* begin EXERCISE MATERIALS *

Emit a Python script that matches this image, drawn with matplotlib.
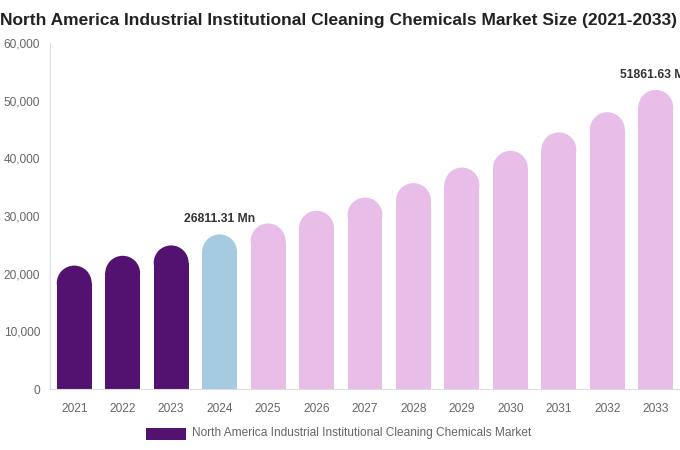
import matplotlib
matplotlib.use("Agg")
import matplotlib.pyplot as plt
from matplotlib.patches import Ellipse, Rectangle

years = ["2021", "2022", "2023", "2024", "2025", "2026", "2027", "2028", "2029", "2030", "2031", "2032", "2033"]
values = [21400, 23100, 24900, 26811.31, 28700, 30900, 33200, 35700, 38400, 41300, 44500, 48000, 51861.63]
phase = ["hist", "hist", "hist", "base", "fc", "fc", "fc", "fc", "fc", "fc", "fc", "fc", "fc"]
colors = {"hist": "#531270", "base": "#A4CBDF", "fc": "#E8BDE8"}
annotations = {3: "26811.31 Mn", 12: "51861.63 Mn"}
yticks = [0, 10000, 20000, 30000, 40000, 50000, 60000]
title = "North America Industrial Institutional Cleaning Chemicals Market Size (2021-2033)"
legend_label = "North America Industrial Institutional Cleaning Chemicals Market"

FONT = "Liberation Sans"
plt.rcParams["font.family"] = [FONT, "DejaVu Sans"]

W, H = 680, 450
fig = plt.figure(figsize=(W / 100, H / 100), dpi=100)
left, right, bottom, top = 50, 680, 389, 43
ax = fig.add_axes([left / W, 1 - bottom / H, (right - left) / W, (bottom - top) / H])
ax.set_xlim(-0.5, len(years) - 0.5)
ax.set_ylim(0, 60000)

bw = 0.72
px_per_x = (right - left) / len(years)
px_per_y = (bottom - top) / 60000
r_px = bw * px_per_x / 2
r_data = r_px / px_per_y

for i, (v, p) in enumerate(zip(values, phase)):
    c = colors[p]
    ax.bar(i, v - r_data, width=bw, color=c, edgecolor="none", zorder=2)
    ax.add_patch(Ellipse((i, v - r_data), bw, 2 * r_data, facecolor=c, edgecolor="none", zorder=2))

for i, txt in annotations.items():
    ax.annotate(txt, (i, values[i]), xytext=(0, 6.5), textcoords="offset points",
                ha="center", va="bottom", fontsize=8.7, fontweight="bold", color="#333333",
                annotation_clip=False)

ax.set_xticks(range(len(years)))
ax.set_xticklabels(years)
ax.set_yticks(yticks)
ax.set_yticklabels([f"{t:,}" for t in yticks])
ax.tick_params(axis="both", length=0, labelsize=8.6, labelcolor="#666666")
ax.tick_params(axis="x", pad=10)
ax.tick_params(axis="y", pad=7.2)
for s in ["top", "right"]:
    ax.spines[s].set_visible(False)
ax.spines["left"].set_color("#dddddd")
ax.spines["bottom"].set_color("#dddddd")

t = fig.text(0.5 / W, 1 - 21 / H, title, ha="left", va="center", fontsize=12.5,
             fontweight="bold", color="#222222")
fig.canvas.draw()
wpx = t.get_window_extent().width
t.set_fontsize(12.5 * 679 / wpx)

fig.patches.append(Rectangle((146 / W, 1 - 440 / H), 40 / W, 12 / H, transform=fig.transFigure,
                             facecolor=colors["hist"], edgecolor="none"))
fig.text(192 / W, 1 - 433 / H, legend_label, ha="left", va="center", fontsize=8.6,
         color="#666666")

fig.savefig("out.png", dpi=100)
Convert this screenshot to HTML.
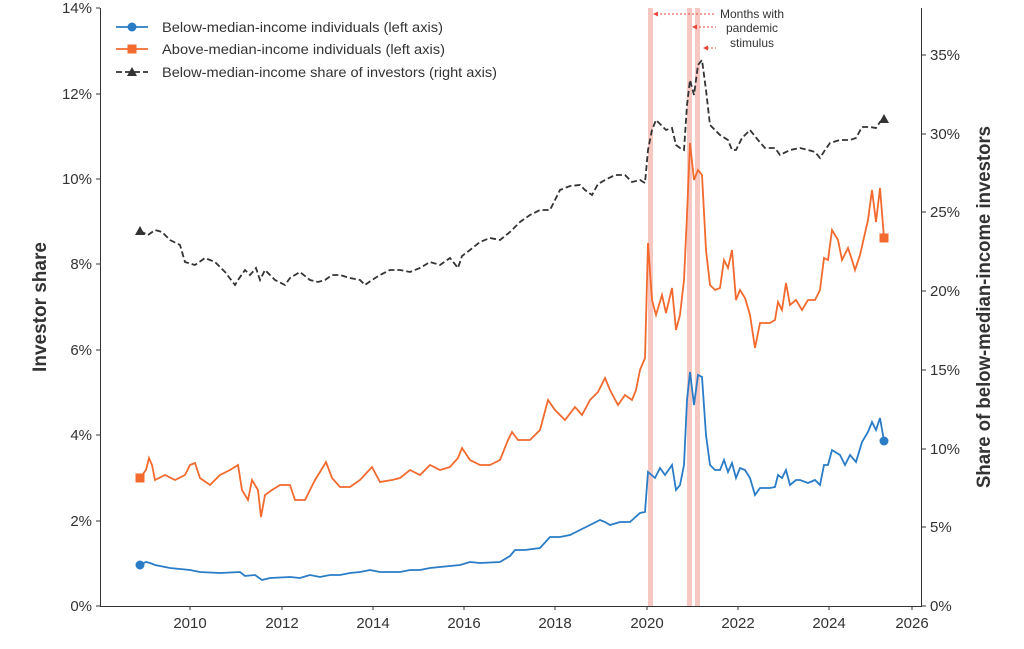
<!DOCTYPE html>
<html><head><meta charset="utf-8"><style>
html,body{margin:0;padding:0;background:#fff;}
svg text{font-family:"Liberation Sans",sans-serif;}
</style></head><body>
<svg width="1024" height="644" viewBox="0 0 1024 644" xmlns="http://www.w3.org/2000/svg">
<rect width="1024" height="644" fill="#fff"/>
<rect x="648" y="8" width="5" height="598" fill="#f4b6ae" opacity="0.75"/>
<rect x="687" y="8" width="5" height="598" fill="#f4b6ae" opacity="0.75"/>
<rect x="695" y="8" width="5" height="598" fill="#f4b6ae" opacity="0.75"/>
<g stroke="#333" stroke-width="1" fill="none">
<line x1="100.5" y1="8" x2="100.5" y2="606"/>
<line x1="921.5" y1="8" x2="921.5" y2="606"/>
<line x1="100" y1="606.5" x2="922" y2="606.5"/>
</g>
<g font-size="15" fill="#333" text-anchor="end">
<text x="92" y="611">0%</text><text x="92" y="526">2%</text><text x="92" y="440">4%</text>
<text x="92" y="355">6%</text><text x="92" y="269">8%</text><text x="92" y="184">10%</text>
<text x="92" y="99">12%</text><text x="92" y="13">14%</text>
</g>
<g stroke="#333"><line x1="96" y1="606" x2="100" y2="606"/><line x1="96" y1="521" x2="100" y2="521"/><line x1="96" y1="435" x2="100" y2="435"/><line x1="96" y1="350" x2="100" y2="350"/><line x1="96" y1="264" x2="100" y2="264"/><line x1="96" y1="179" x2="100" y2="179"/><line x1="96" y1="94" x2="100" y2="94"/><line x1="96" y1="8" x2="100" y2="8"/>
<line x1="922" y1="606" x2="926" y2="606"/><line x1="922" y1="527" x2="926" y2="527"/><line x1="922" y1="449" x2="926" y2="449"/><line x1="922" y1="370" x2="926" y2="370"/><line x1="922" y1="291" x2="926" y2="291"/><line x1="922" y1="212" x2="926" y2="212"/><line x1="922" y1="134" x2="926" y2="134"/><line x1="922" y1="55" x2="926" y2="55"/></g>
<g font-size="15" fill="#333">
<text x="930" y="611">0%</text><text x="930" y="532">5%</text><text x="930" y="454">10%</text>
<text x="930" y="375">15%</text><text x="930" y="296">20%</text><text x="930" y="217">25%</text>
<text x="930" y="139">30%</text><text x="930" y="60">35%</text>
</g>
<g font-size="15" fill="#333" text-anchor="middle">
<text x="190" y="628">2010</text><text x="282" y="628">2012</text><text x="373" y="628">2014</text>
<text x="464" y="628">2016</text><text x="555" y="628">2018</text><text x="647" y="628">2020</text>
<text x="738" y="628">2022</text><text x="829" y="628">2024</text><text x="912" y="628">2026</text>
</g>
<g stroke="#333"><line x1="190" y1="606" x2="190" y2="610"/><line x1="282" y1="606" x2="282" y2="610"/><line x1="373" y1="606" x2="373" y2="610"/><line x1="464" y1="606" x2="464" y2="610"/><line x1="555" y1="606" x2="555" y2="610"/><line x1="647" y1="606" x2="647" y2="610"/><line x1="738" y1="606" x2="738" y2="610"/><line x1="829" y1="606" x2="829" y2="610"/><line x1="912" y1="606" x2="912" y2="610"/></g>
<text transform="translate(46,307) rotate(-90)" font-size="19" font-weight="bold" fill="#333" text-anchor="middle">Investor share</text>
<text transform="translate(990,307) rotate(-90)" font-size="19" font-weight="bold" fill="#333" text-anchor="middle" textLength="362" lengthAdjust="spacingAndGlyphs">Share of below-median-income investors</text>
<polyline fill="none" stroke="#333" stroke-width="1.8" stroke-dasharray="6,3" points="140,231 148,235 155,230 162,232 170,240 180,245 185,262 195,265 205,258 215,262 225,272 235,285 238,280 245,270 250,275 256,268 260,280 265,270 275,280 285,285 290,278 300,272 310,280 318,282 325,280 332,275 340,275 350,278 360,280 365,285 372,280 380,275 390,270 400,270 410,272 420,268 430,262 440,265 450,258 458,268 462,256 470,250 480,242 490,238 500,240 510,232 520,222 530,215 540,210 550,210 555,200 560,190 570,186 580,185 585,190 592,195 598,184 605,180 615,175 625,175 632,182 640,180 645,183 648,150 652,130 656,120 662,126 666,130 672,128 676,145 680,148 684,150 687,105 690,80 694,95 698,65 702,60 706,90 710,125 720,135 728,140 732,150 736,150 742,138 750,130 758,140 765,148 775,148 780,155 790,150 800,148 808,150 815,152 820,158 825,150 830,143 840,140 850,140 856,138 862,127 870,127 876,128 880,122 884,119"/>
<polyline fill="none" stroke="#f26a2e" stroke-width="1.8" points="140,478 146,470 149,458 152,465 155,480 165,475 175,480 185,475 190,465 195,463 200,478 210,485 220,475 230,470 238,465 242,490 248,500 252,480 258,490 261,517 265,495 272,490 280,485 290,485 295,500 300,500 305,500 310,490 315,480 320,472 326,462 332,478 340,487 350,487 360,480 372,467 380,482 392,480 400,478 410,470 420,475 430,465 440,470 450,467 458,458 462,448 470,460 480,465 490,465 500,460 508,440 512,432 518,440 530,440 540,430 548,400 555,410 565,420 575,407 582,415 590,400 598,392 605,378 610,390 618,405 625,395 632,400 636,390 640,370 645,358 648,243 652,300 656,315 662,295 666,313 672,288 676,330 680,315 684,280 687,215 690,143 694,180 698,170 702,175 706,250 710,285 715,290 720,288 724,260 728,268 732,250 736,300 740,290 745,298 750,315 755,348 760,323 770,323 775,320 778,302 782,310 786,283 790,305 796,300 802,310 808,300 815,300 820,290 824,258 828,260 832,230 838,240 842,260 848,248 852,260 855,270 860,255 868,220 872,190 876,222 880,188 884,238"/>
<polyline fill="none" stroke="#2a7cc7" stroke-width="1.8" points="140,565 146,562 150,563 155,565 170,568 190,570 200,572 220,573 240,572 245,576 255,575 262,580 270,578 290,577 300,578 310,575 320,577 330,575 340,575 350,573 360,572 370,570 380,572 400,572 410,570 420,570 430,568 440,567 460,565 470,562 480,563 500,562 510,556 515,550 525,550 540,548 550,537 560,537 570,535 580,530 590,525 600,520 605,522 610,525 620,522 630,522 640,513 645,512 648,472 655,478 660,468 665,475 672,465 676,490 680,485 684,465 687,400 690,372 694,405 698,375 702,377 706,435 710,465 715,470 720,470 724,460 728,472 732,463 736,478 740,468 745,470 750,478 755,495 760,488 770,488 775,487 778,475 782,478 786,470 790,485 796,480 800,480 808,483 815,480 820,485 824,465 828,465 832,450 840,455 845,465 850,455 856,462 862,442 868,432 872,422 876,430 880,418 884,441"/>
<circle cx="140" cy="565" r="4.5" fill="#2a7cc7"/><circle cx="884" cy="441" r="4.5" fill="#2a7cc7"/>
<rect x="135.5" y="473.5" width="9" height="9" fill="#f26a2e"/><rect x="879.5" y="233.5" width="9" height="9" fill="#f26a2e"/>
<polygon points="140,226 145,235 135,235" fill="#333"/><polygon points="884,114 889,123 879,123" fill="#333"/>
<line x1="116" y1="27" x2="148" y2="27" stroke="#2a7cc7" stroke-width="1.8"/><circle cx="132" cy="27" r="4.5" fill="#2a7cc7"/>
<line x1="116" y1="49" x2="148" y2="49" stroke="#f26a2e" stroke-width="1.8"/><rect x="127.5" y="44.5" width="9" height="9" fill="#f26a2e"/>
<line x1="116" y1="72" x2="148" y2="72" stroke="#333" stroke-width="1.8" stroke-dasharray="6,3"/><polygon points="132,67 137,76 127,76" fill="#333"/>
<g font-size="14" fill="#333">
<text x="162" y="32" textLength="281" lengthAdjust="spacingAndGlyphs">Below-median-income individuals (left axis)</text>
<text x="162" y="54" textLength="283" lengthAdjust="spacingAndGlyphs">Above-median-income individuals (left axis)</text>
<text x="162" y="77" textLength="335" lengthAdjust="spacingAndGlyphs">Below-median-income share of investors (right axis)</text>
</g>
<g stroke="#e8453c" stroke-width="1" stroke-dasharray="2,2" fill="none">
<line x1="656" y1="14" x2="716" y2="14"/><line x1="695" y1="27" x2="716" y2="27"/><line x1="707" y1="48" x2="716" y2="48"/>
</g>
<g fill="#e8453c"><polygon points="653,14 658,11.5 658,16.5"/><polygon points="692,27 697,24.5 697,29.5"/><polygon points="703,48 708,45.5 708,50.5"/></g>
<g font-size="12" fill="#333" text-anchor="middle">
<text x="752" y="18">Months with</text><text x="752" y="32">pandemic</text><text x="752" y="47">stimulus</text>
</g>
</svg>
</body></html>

* end EXERCISE MATERIALS *

→ **THE TASK**
Start at the first line of the records and write out everything up to and including the line containing "from matplotlib.patches import". No pictures.

→ **THE OUTPUT**
Emit a Python script that matches this image, drawn with matplotlib.
import matplotlib
matplotlib.use("Agg")
import matplotlib.pyplot as plt
from matplotlib.patches import Ellipse, Rectangle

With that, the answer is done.